The call to end the program comes as the city is already trying to reform it. Earlier this year, the Department of Finance said it would increase the agreed-upon fines — which currently reduce a double-parking ticket, for example, from $115 to $0, one of 19 fines that are reduced to zero.

The Department of Finance's initial proposal would have raised many fines, but the agency went back to the drawing board after the industry complained that the increases were too high, as Streetsblog reported. The final version of the reform does increase some fines, but still offers large discounts.

An agency spokesperson did not get back to Streetsblog on Tuesday, but told the Daily News that the program was working because the fees are pegged to what companies would likely end up paying overall if they fought every ticket. Delivery firms would win many such court battles because city law allows for double-parking and other violations if a driver is making an "expeditious" delivery.

“If the program did not exist, companies would contest their parking tickets individually and would end up paying roughly the same amount,” said Finance spokeswoman Aziza Taylor. “Whether businesses pay the parking tickets they accrue in bulk or individually is not going to change their behavior.”

Advocates said changing the companies' behavior is exactly the point.

"The Stipulated Fine Program is rotten," said Paul Steely White, outgoing head of Transportation Alternatives. "It gives the worst offenders a multi-million-dollar discount on their parking offenses. And this is not harmless parking offenses. These are trucks parked in crosswalks, in bike lanes, on the sidewalk and in front of fire hydrants. Yet the city is institutionalizing this practice. This has to end. There is a human cost."

It's also a fairness issue, added one delivery company lobbyist who supports ending the program.

"Before this Bloomberg-era program was in effect, companies had to handle their parking tickets just like every other citizen in New York City — by having a hearing and pleading their case," said Nicole Epstein of Gotham government relations, which represents a small trucking company that does not participate in the program. "If everyday people don’t get a break on their parking tickets, multi-million-dollar companies shouldn’t either. ... If the city wants to be serious about vision zero, the program must be completely terminated due to congestion and blatant safety issues due to the program."

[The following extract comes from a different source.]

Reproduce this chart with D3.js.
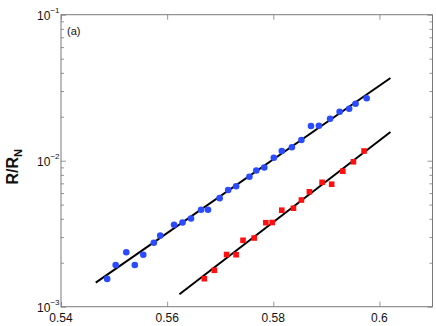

Constantinides's bill would also require all deliveries to city buildings to be done at night or in the early morning to reduce congestion. He also said the bill had a global warming imperative.

"Twenty-five percent of our emissions come from the transportation sector," he added. "Idling traffic is a huge part of that. To encourage bicycling by keeping our bike lanes clear, we are not only making our city safer, but cleaner."

Neither FedEx nor UPS responded to a Streetsblog request for comment. Fresh Direct has not returned repeated calls.